Since the change, I have decided to cast my lot in with the remainers (no, a different set of remainers. But them too), despite many of my colleagues leaving. After the role in the crisis, I felt a sense of responsibility, and so I have also taken to trying to use this blog to amplify good work and talks at the OU. This is partly to counteract the narrative that became reinforced over the past 12 months that the OU needs to ‘get digital’ and become a 21st century university, which completely ignored all the work we were doing in this area.
My most enjoyable blogging action was the 25 Years of Ed Tech series, which I started on a whim in order to tie in with ALT-C’s 25th anniversary. I wasn’t sure I’d see it through, but it was a lot of fun, and received positive responses. I’m currently in a cottage on a very windswept Cornish coast attempting to turn this series into a book.
My most commented upon post was nothing to do with ed tech, but rather when I wrote about losing my dog, Bruno. I don’t often do purely personal posts, but I was inspired by Amy Collier’s heartfelt piece of writing on the loss of her dog, Sam. I found both the writing of this piece, and the kind comments helpful in dealing with it.
What these three posts (or series of posts) highlight for me once again is the value of a blog as a central identity. I could have used other media for each of them, but by having the blog it combines to a more powerful effect.
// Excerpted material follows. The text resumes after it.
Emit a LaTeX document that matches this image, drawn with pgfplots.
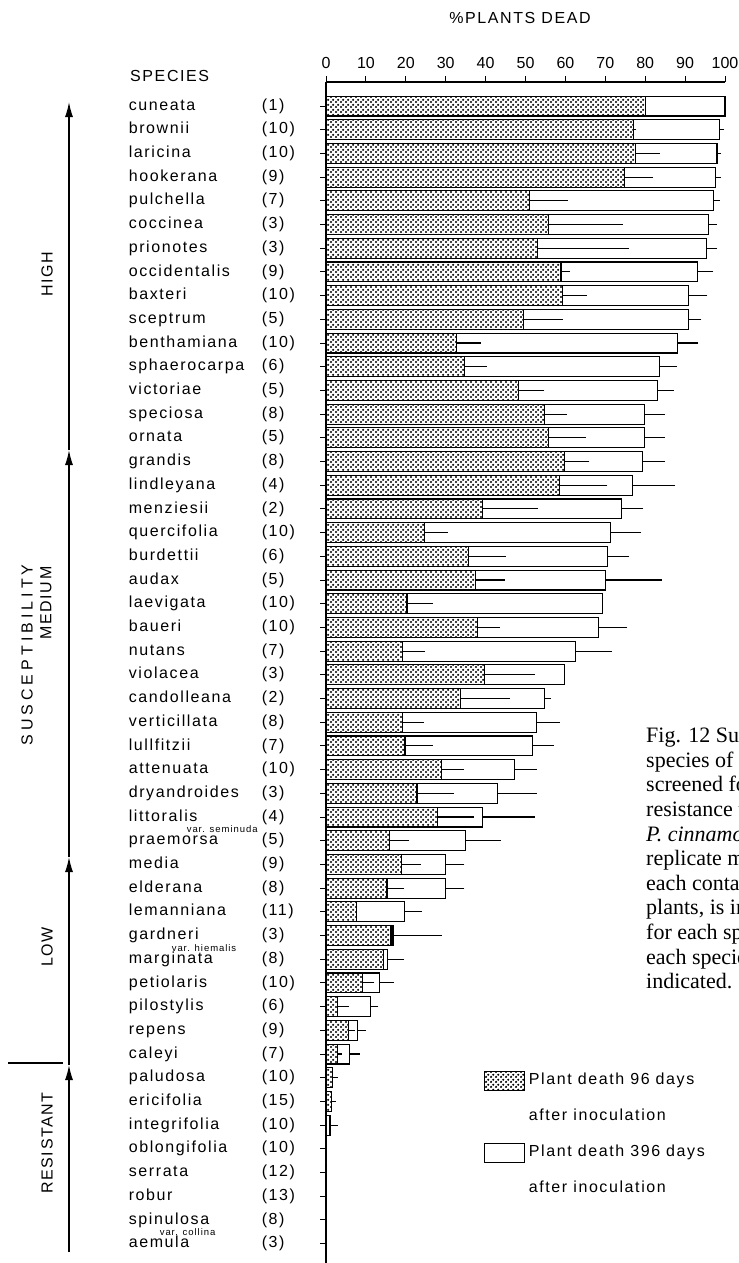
\documentclass[border=0pt]{standalone}
\usepackage{fontspec}
\setmainfont{Liberation Sans}[LetterSpace=10]
\newfontfamily\capfont{Liberation Serif}
\newfontfamily\tickfont{Liberation Sans}
\usepackage{pgfplots}
\pgfplotsset{compat=1.18}
\usepackage{pgfplotstable}
\usetikzlibrary{patterns,arrows.meta}
\pgfdeclarepatternformonly{stipple}{\pgfpointorigin}{\pgfpoint{5bp}{5bp}}{\pgfpoint{5bp}{5bp}}{%
  \pgfpathcircle{\pgfpoint{1.25bp}{1.25bp}}{1.35bp}%
  \pgfpathcircle{\pgfpoint{3.75bp}{3.75bp}}{1.35bp}%
  \pgfusepath{fill}}
\newcommand\lbl{\fontsize{16bp}{19bp}\selectfont}
\newcommand\spl[2]{\makebox[133bp][l]{#1}\makebox[40bp][l]{#2}}
\newcommand\vr[3]{\rlap{\hspace*{#1}\smash{\raisebox{-#2}{\fontsize{9.5bp}{10bp}\selectfont var. #3}}}}
\pgfplotstableread{
i v96 e96 v396 e396
0 80 0 100 0
1 77 0.8 98.7 1.1
2 77.6 6 98 1
3 74.8 7.2 97.7 1.3
4 50.9 9.7 97.2 1.5
5 55.7 18.7 95.8 2.1
6 53 23 95.4 2.6
7 58.9 2.3 93.1 4
8 59.3 6.1 90.9 4.7
9 49.5 9.8 90.9 3.2
10 32.7 6.1 88 5.3
11 34.6 5.7 83.6 4.4
12 48.2 6.5 83 4.2
13 54.7 5.7 79.9 5.1
14 55.7 9.5 79.9 5
15 59.7 6.3 79.3 5.6
16 58.6 11.9 76.8 10.6
17 39.2 14 74 5.4
18 24.7 5.8 71.3 7.6
19 35.7 9.3 70.5 5.5
20 37.4 7.4 70 14.2
21 20.3 6.5 69.4 0
22 37.9 5.7 68.3 7.1
23 19.1 5.6 62.6 9
24 39.8 12.5 59.7 0
25 33.7 12.3 54.7 1.7
26 19.1 5.4 52.8 5.8
27 19.8 7 51.8 5.4
28 29 5.6 47.3 5.5
29 22.8 9.2 43 9.8
30 27.9 9.2 39.3 13
31 15.9 5 35 8.8
32 19 4.8 29.9 4.8
33 15.3 4.3 29.9 4.8
34 7.7 0 19.6 4.4
35 16.3 0 16.8 12.2
36 14.4 0 15.4 4.2
37 9.1 3 13.5 3.6
38 2.9 2.9 11.1 2
39 5.7 1.5 7.9 2
40 2.8 1.2 6 2.4
41 1.6 1.4 1.6 0
42 1.4 1 1.4 0
43 0 0 1 2
44 0 0 0 0
45 0 0 0 0
46 0 0 0 0
47 0 0 0 0
48 0 0 0 0
}\data
\begin{document}
\begin{tikzpicture}
\useasboundingbox (0,0) rectangle (739bp,-1263bp);
\begin{axis}[
  at={(326bp,-82bp)}, anchor=north west,
  scale only axis, width=399bp, height=1181bp,
  xmin=0, xmax=100, ymin=-1.013, ymax=48.82, y dir=reverse,
  enlargelimits=false, clip=false,
  axis x line=top, axis y line=left, axis line style={-, line width=1.4bp},
  xtick={0,10,...,100}, xtick pos=right, xticklabel pos=right,
  ytick={0,...,48}, ytick pos=left,
  tick align=outside, major tick length=6bp,
  tick style={line width=1bp, black},
  /pgf/number format/assume math mode=true,
  xticklabel style={font=\tickfont\lbl, yshift=4bp},
  yticklabel style={font=\lbl, anchor=east, inner sep=0pt, xshift=-18bp},
  yticklabels={
    {\spl{cuneata}{(1)}},{\spl{brownii}{(10)}},{\spl{laricina}{(10)}},{\spl{hookerana}{(9)}},
    {\spl{pulchella}{(7)}},{\spl{coccinea}{(3)}},{\spl{prionotes}{(3)}},{\spl{occidentalis}{(9)}},
    {\spl{baxteri}{(10)}},{\spl{sceptrum}{(5)}},{\spl{benthamiana}{(10)}},{\spl{sphaerocarpa}{(6)}},
    {\spl{victoriae}{(5)}},{\spl{speciosa}{(8)}},{\spl{ornata}{(5)}},{\spl{grandis}{(8)}},
    {\spl{lindleyana}{(4)}},{\spl{menziesii}{(2)}},{\spl{quercifolia}{(10)}},{\spl{burdettii}{(6)}},
    {\spl{audax}{(5)}},{\spl{laevigata}{(10)}},{\spl{baueri}{(10)}},{\spl{nutans}{(7)}},
    {\spl{violacea}{(3)}},{\spl{candolleana}{(2)}},{\spl{verticillata}{(8)}},{\spl{lullfitzii}{(7)}},
    {\spl{attenuata}{(10)}},{\spl{dryandroides}{(3)}},{\spl{\vr{58bp}{11.5bp}{seminuda}littoralis}{(4)}},
    {\spl{praemorsa}{(5)}},{\spl{media}{(9)}},{\spl{elderana}{(8)}},{\spl{lemanniana}{(11)}},
    {\spl{\vr{43bp}{11.5bp}{hiemalis}gardneri}{(3)}},{\spl{marginata}{(8)}},{\spl{petiolaris}{(10)}},
    {\spl{pilostylis}{(6)}},{\spl{repens}{(9)}},{\spl{caleyi}{(7)}},{\spl{paludosa}{(10)}},
    {\spl{ericifolia}{(15)}},{\spl{integrifolia}{(10)}},{\spl{oblongifolia}{(10)}},{\spl{serrata}{(12)}},
    {\spl{robur}{(13)}},{\spl{\vr{31bp}{11.5bp}{collina}spinulosa}{(8)}},{\spl{aemula}{(3)}}},
  legend style={at={(axis cs:39.5,40.62)}, anchor=north west, draw=none, fill=none,
    inner sep=0pt, row sep=12.5bp, font=\lbl,
    nodes={text height=12bp, text depth=3.5bp, inner sep=4bp}},
  legend cell align=left,
]
\addlegendimage{legend image code/.code={\draw[draw=black, line width=1.1bp, fill=white, postaction={pattern=stipple}] (0bp,-9.5bp) rectangle (40bp,9.5bp);}}
\addlegendentry{Plant death 96 days}
\addlegendimage{empty legend}
\addlegendentry{after inoculation}
\addlegendimage{legend image code/.code={\draw[draw=black, line width=1.1bp, fill=white] (0bp,-9.5bp) rectangle (40bp,9.5bp);}}
\addlegendentry{Plant death 396 days}
\addlegendimage{empty legend}
\addlegendentry{after inoculation}
\addplot[xbar, bar shift=0pt, bar width=0.84, draw=black, line width=1.1bp, fill=white, forget plot,
  error bars/.cd, x dir=plus, x explicit, error mark=none, error bar style={line width=1.1bp, black}]
  table[x=v396, y=i, x error=e396] {\data};
\addplot[xbar, bar shift=0pt, bar width=0.84, draw=black, line width=1.1bp, fill=white,
  postaction={pattern=stipple}, forget plot,
  error bars/.cd, x dir=plus, x explicit, error mark=none, error bar style={line width=1.1bp, black}]
  table[x=v96, y=i, x error=e96] {\data};
\end{axis}
\node[font=\lbl] at (520bp,-18bp) {\%PLANTS DEAD};
\node[font=\lbl, anchor=west, inner sep=0pt] at (130bp,-76bp) {SPECIES};
% group arrows
\begin{scope}[line width=1.3bp, arrows={-Latex[length=15bp,width=8bp]}]
\draw (69bp,-1252bp) -- (69bp,-1065bp);
\draw (69bp,-1065bp) -- (69bp,-857bp);
\draw (69bp,-857bp) -- (69bp,-450bp);
\draw (69bp,-450bp) -- (69bp,-102bp);
\end{scope}
\draw[line width=1.3bp] (8bp,-1063bp) -- (63bp,-1063bp);
\node[font=\lbl, rotate=90] at (47bp,-274bp) {HIGH};
\node[font=\lbl, rotate=90] at (27bp,-655bp) {\addfontfeature{LetterSpace=25}SUSCEPTIBILITY};
\node[font=\lbl, rotate=90] at (46bp,-603bp) {MEDIUM};
\node[font=\lbl, rotate=90] at (47bp,-947bp) {LOW};
\node[font=\lbl, rotate=90] at (47bp,-1143bp) {RESISTANT};
% caption (cropped by the page edge, as in the reference)
\node[anchor=north west, align=left, inner sep=0pt, font=\capfont\fontsize{22bp}{24.6bp}\selectfont] at (646bp,-727bp)
  {Fig. 12 Susceptibility of\\species of \textit{Banksia}\\screened for\\resistance to\\\textit{P. cinnamomi}\\replicate means\\each containing\\plants, is indicated\\for each species\\each species is\\indicated.};
\end{tikzpicture}
\end{document}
For instance, I could have written about the OU for a formal outlet, such as the Times Higher (and indeed, after I posted it, much was picked up by the THES and I was asked to contribute to a couple of pieces). But I would have been behold to an editor who would decide whether to run it, and would want to shape the article. I could have proposed my blog series to a book publisher, but it was only by working through it online and getting feedback that I came to see what shape it could take. I could have posted about my dog on FB (and I did link to my post from there), but that has a limited scope of readers.
The blog was the ideal place for starting, sharing and developing all of these aspects. All those years of writing crap blog posts about VLEs and web 2.0 finally paid off this year. It’s almost as if it was worth it. As Partridge would say – cashback!